- WHAT YOU WILL DO: Leaving out the pictures, retype all the material exactly.

- RECORDED INFORMATION:

━━━━━━━━━━

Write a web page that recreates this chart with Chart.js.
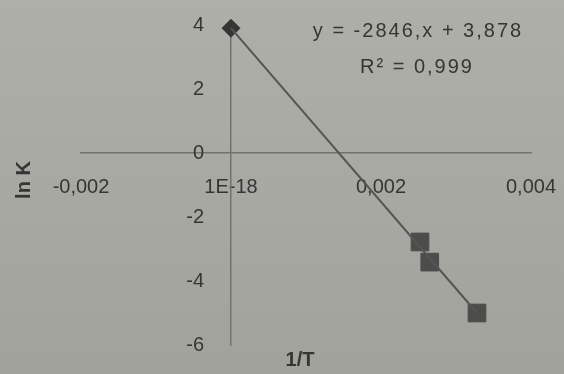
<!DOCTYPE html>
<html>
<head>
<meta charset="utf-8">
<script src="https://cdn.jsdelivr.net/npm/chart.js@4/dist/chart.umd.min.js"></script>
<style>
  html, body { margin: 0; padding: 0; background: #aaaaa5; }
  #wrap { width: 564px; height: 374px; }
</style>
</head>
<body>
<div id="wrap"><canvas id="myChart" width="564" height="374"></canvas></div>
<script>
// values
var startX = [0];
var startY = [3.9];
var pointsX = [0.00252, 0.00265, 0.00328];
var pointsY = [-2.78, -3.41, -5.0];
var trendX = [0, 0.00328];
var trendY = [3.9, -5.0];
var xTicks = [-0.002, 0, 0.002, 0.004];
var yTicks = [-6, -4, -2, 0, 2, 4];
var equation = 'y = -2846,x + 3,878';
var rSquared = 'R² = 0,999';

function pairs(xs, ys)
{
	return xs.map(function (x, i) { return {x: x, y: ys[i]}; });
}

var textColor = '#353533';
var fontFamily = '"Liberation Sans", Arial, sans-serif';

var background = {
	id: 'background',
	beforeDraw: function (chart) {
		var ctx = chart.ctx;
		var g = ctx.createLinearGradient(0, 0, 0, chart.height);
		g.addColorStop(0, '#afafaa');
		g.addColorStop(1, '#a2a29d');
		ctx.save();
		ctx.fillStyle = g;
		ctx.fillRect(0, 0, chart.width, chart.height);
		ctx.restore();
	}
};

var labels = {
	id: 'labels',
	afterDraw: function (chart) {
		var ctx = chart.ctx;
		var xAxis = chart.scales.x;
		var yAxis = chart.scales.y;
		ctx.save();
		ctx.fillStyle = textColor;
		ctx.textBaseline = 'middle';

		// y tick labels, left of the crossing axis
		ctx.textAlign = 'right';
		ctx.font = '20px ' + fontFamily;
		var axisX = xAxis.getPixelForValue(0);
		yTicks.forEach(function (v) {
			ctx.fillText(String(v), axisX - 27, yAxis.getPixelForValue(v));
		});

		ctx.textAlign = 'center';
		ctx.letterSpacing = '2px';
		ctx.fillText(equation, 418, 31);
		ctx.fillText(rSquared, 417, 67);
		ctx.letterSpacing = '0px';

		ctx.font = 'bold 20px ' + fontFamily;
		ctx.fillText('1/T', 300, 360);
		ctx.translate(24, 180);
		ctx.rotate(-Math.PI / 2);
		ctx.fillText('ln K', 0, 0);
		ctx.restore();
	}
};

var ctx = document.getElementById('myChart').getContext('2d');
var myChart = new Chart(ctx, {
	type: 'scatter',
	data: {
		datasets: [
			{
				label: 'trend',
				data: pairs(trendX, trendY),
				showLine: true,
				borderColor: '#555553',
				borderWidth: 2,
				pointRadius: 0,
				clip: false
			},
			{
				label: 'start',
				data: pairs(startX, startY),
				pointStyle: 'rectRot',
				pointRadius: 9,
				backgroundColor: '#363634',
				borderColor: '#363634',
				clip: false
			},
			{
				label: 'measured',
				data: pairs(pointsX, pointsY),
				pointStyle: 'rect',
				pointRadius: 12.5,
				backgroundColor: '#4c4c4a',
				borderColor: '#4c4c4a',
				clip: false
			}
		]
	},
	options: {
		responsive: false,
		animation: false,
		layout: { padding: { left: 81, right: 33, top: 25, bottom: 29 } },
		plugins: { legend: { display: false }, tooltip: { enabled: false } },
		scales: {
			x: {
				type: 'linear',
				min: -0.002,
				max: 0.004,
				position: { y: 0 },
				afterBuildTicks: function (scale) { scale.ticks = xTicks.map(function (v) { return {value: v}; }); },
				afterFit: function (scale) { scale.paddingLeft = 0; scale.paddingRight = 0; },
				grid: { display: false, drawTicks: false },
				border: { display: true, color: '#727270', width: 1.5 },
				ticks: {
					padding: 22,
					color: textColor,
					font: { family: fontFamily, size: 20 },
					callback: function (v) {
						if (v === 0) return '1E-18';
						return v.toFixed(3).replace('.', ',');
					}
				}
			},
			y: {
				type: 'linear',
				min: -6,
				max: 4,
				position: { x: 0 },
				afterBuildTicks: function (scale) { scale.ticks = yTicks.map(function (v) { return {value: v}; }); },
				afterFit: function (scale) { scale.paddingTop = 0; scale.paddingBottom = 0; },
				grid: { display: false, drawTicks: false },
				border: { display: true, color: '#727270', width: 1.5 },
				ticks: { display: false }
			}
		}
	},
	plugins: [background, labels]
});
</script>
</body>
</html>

━━━━━━━━━━

- EXPECTED ANSWER:
Write a web page that recreates this chart with Chart.js.
<!DOCTYPE html>
<html>
<head>
<meta charset="utf-8">
<script src="https://cdn.jsdelivr.net/npm/chart.js@4/dist/chart.umd.min.js"></script>
<style>
  html, body { margin: 0; padding: 0; background: #aaaaa5; }
  #wrap { width: 564px; height: 374px; }
</style>
</head>
<body>
<div id="wrap"><canvas id="myChart" width="564" height="374"></canvas></div>
<script>
// values
var startX = [0];
var startY = [3.9];
var pointsX = [0.00252, 0.00265, 0.00328];
var pointsY = [-2.78, -3.41, -5.0];
var trendX = [0, 0.00328];
var trendY = [3.9, -5.0];
var xTicks = [-0.002, 0, 0.002, 0.004];
var yTicks = [-6, -4, -2, 0, 2, 4];
var equation = 'y = -2846,x + 3,878';
var rSquared = 'R² = 0,999';

function pairs(xs, ys)
{
	return xs.map(function (x, i) { return {x: x, y: ys[i]}; });
}

var textColor = '#353533';
var fontFamily = '"Liberation Sans", Arial, sans-serif';

var background = {
	id: 'background',
	beforeDraw: function (chart) {
		var ctx = chart.ctx;
		var g = ctx.createLinearGradient(0, 0, 0, chart.height);
		g.addColorStop(0, '#afafaa');
		g.addColorStop(1, '#a2a29d');
		ctx.save();
		ctx.fillStyle = g;
		ctx.fillRect(0, 0, chart.width, chart.height);
		ctx.restore();
	}
};

var labels = {
	id: 'labels',
	afterDraw: function (chart) {
		var ctx = chart.ctx;
		var xAxis = chart.scales.x;
		var yAxis = chart.scales.y;
		ctx.save();
		ctx.fillStyle = textColor;
		ctx.textBaseline = 'middle';

		// y tick labels, left of the crossing axis
		ctx.textAlign = 'right';
		ctx.font = '20px ' + fontFamily;
		var axisX = xAxis.getPixelForValue(0);
		yTicks.forEach(function (v) {
			ctx.fillText(String(v), axisX - 27, yAxis.getPixelForValue(v));
		});

		ctx.textAlign = 'center';
		ctx.letterSpacing = '2px';
		ctx.fillText(equation, 418, 31);
		ctx.fillText(rSquared, 417, 67);
		ctx.letterSpacing = '0px';

		ctx.font = 'bold 20px ' + fontFamily;
		ctx.fillText('1/T', 300, 360);
		ctx.translate(24, 180);
		ctx.rotate(-Math.PI / 2);
		ctx.fillText('ln K', 0, 0);
		ctx.restore();
	}
};

var ctx = document.getElementById('myChart').getContext('2d');
var myChart = new Chart(ctx, {
	type: 'scatter',
	data: {
		datasets: [
			{
				label: 'trend',
				data: pairs(trendX, trendY),
				showLine: true,
				borderColor: '#555553',
				borderWidth: 2,
				pointRadius: 0,
				clip: false
			},
			{
				label: 'start',
				data: pairs(startX, startY),
				pointStyle: 'rectRot',
				pointRadius: 9,
				backgroundColor: '#363634',
				borderColor: '#363634',
				clip: false
			},
			{
				label: 'measured',
				data: pairs(pointsX, pointsY),
				pointStyle: 'rect',
				pointRadius: 12.5,
				backgroundColor: '#4c4c4a',
				borderColor: '#4c4c4a',
				clip: false
			}
		]
	},
	options: {
		responsive: false,
		animation: false,
		layout: { padding: { left: 81, right: 33, top: 25, bottom: 29 } },
		plugins: { legend: { display: false }, tooltip: { enabled: false } },
		scales: {
			x: {
				type: 'linear',
				min: -0.002,
				max: 0.004,
				position: { y: 0 },
				afterBuildTicks: function (scale) { scale.ticks = xTicks.map(function (v) { return {value: v}; }); },
				afterFit: function (scale) { scale.paddingLeft = 0; scale.paddingRight = 0; },
				grid: { display: false, drawTicks: false },
				border: { display: true, color: '#727270', width: 1.5 },
				ticks: {
					padding: 22,
					color: textColor,
					font: { family: fontFamily, size: 20 },
					callback: function (v) {
						if (v === 0) return '1E-18';
						return v.toFixed(3).replace('.', ',');
					}
				}
			},
			y: {
				type: 'linear',
				min: -6,
				max: 4,
				position: { x: 0 },
				afterBuildTicks: function (scale) { scale.ticks = yTicks.map(function (v) { return {value: v}; }); },
				afterFit: function (scale) { scale.paddingTop = 0; scale.paddingBottom = 0; },
				grid: { display: false, drawTicks: false },
				border: { display: true, color: '#727270', width: 1.5 },
				ticks: { display: false }
			}
		}
	},
	plugins: [background, labels]
});
</script>
</body>
</html>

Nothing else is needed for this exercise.